É como saber escrever bem. A linguagem é uma só, mas nem todos fazem o mesmo uso dela. Ignorar regras aparentemente rígidas é mais um ato de revolta proveniente da incapacidade de domá-las adequadamente. Criar, e não destruir, só se faz aplicando-as, em toda a sua amplitude.

Talvez seja por isso então que a obra de Ray é reconhecida como cinema, sem as armadilhas do exotismo ou o interesse imoral pelo outro diferente. Porque o que a pequena amostra que Pikoo nos dá é de um cinema universal, que é exatamente o mesmo em qualquer parte do mundo, se sustentando nas mesmas bases de compreensão. O fato de ser feito na Índia não tem valor além da curiosidade geográfica. O bom cinema não é reconhecido como tal por peculiaridades desse tipo. Contam muito mais a coerência estética e a organização interna da linguagem, que é a mesma em toda a parte.

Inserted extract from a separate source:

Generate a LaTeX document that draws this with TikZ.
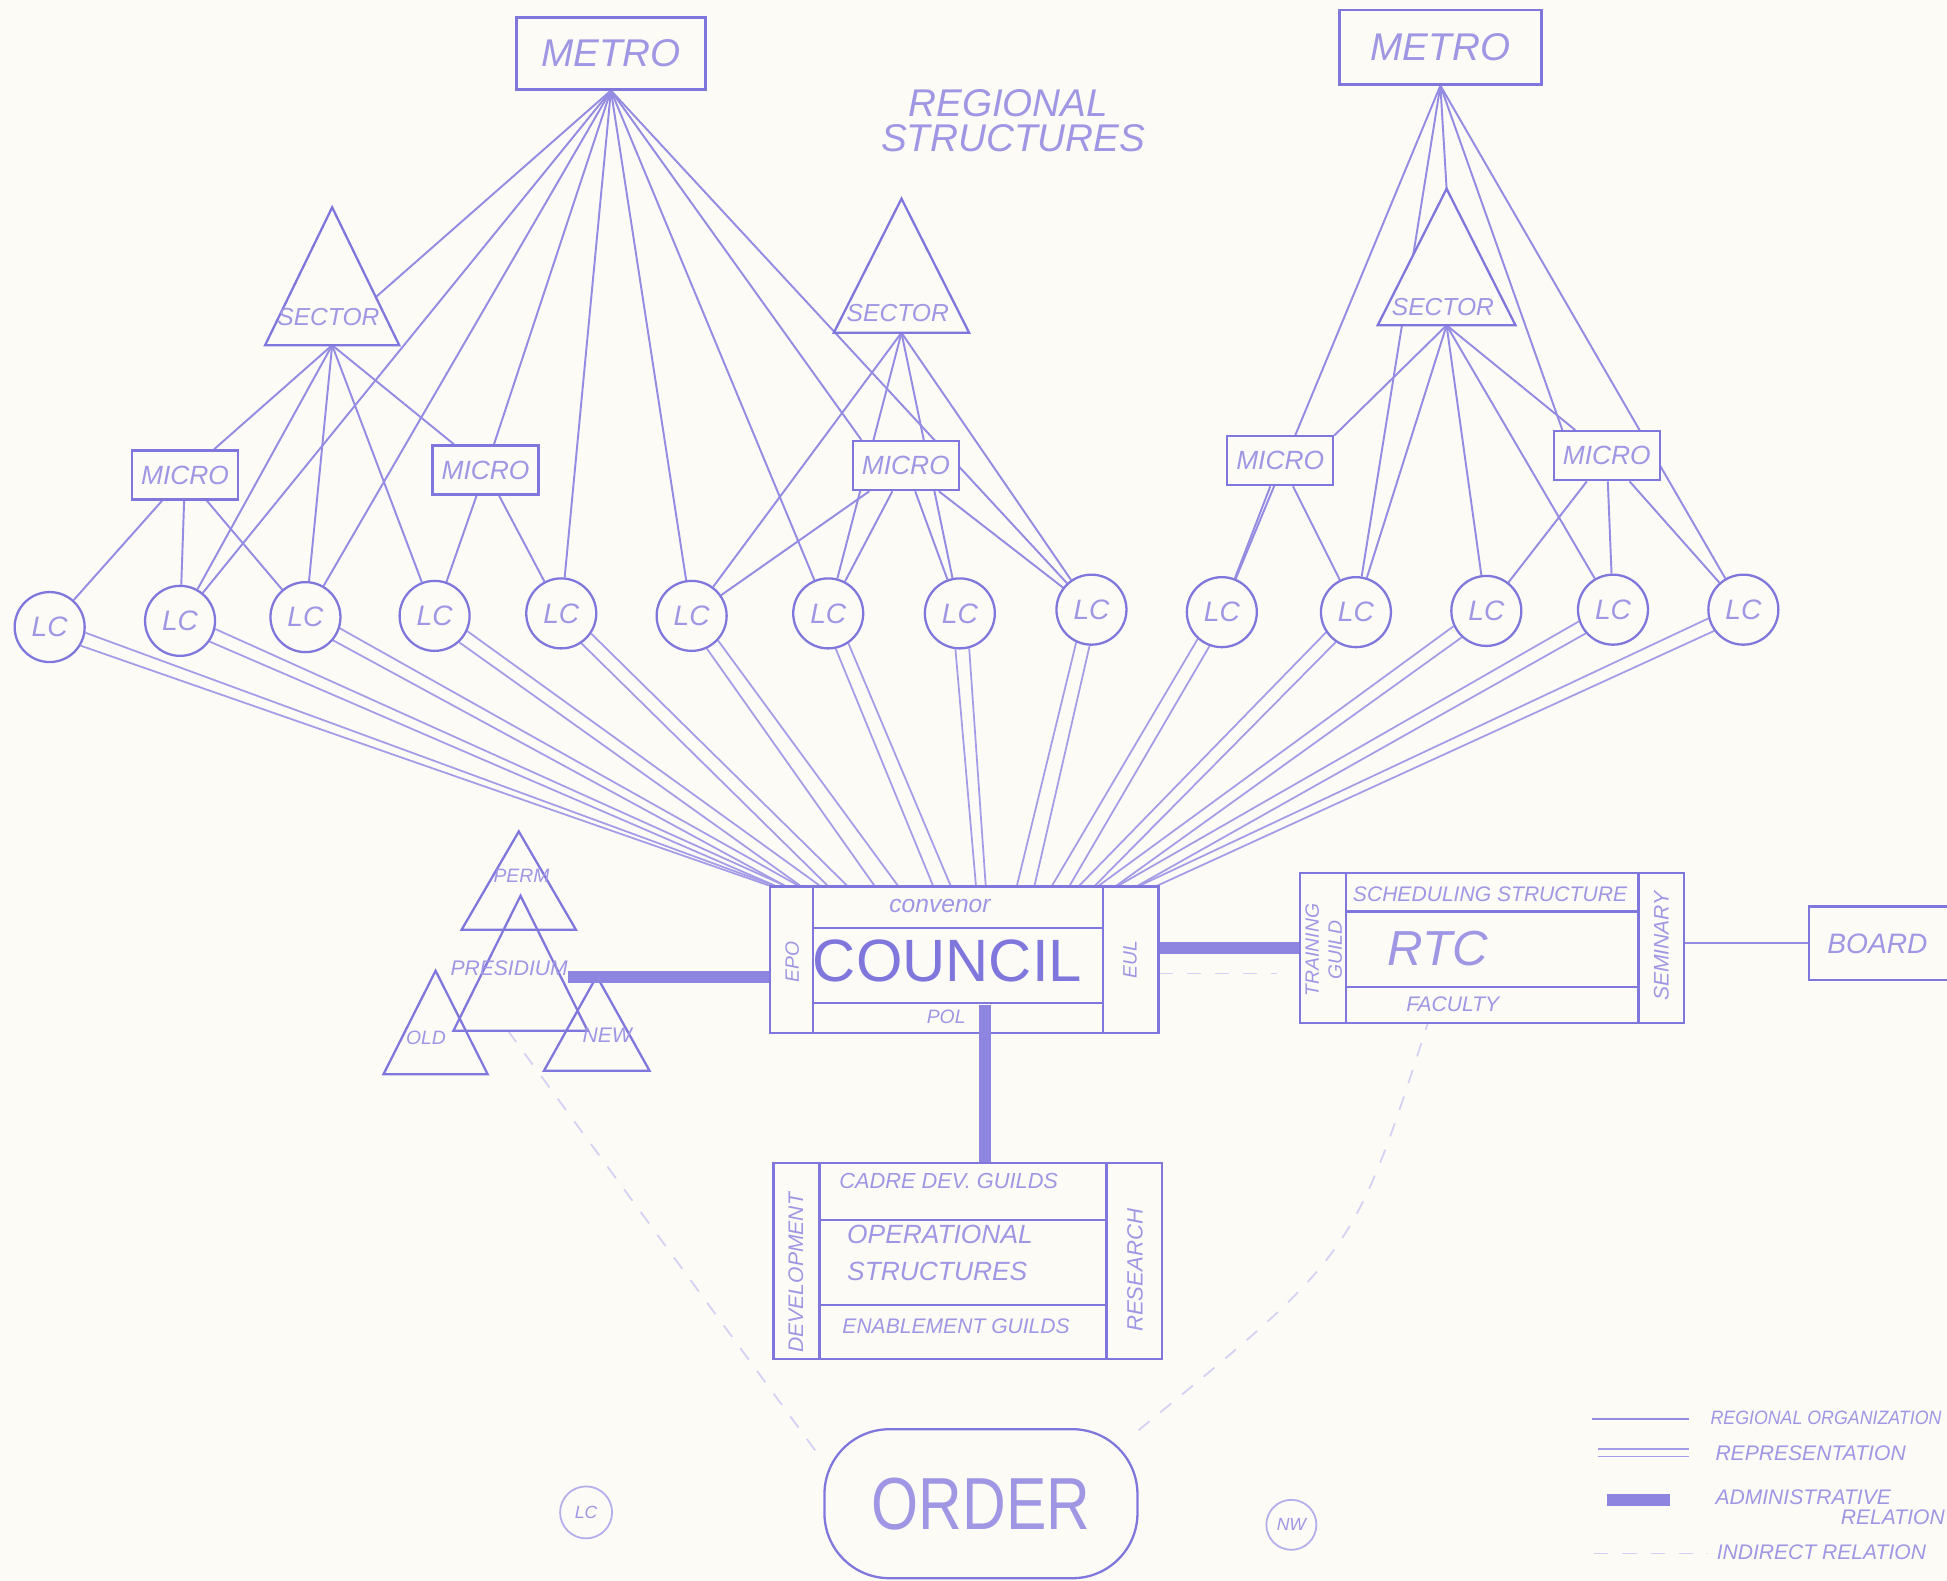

Ray dirigiu Pikoo com uma tranquilidade e segurança de quem é reconhecidamente perito no que faz. Seu objetivo não é negar a árdua história da construção de uma linguagem cinematográfica enfim sedimentada. Ele tem noção de que precisa exatamente dela para poder materializar seu discurso em forma de filmes, bastando para isso manipular esse conjunto fechado regras e torná-las adequadas a um projeto pessoal, verdadeiramente artístico. Difícil é isso, daí a quantidade de realizadores se debatendo com essas simples leis. Ray se submete, mas como grande gênio adapta suas ferramentas segundo seus interesses.